Exercise aim: All lines from the top of the records below through the line holding "bin_width = 0.5", and only those, should be printed exactly, minus the pictures.

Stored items

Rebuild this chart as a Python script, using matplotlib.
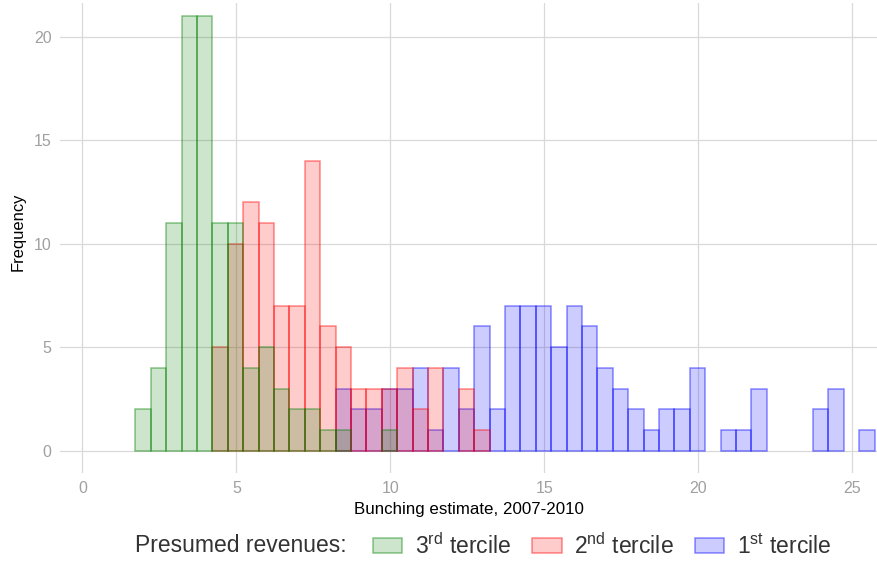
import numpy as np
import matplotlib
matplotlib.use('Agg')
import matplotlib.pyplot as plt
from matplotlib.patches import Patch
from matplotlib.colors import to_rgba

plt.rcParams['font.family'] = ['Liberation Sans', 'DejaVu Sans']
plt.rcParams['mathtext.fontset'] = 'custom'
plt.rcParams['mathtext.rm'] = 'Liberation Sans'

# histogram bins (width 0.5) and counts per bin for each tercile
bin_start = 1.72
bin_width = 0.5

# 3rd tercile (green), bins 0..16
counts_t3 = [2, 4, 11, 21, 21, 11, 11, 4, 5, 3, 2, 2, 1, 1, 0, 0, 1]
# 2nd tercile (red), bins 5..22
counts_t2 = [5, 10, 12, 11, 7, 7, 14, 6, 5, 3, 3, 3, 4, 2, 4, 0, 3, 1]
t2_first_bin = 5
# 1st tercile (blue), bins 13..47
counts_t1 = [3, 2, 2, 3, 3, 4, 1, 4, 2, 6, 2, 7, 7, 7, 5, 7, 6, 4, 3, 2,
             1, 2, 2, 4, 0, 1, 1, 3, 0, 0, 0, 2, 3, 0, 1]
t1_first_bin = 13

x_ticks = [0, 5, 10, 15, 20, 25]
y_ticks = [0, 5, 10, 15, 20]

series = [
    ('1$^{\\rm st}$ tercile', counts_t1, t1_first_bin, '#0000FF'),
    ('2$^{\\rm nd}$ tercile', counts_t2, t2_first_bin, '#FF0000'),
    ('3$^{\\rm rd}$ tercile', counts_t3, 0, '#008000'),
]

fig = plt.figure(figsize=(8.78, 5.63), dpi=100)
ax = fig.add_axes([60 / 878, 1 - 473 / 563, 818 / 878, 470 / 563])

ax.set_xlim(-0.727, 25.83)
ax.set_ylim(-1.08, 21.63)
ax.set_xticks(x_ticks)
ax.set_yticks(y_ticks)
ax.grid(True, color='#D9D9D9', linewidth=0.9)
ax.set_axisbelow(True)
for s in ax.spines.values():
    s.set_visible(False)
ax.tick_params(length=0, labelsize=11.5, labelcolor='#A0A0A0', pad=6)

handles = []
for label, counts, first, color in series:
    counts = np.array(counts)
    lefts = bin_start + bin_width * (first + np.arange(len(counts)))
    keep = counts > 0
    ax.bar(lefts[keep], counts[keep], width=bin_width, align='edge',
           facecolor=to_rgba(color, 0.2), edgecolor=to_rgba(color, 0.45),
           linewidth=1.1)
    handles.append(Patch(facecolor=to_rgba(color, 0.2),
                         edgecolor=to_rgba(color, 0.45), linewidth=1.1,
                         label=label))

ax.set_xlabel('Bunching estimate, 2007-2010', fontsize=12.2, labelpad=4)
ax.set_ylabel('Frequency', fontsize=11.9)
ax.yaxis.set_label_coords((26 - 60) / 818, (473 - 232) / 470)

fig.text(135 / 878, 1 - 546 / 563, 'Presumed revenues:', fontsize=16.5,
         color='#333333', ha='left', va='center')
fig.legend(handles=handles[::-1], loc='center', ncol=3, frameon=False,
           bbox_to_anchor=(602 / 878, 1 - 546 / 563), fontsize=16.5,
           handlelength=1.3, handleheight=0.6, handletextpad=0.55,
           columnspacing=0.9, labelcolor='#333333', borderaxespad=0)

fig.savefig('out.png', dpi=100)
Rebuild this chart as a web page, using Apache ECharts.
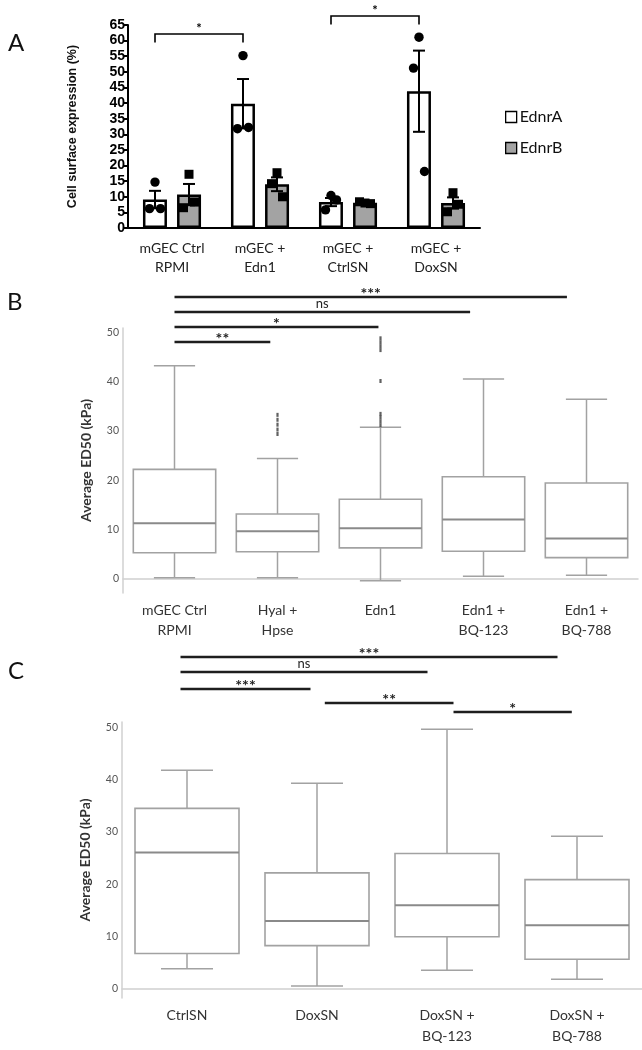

Exercise solution:
Rebuild this chart as a Python script, using matplotlib.
import numpy as np
import matplotlib
matplotlib.use('Agg')
import matplotlib.pyplot as plt
from matplotlib.patches import Patch
from matplotlib.colors import to_rgba

plt.rcParams['font.family'] = ['Liberation Sans', 'DejaVu Sans']
plt.rcParams['mathtext.fontset'] = 'custom'
plt.rcParams['mathtext.rm'] = 'Liberation Sans'

# histogram bins (width 0.5) and counts per bin for each tercile
bin_start = 1.72
bin_width = 0.5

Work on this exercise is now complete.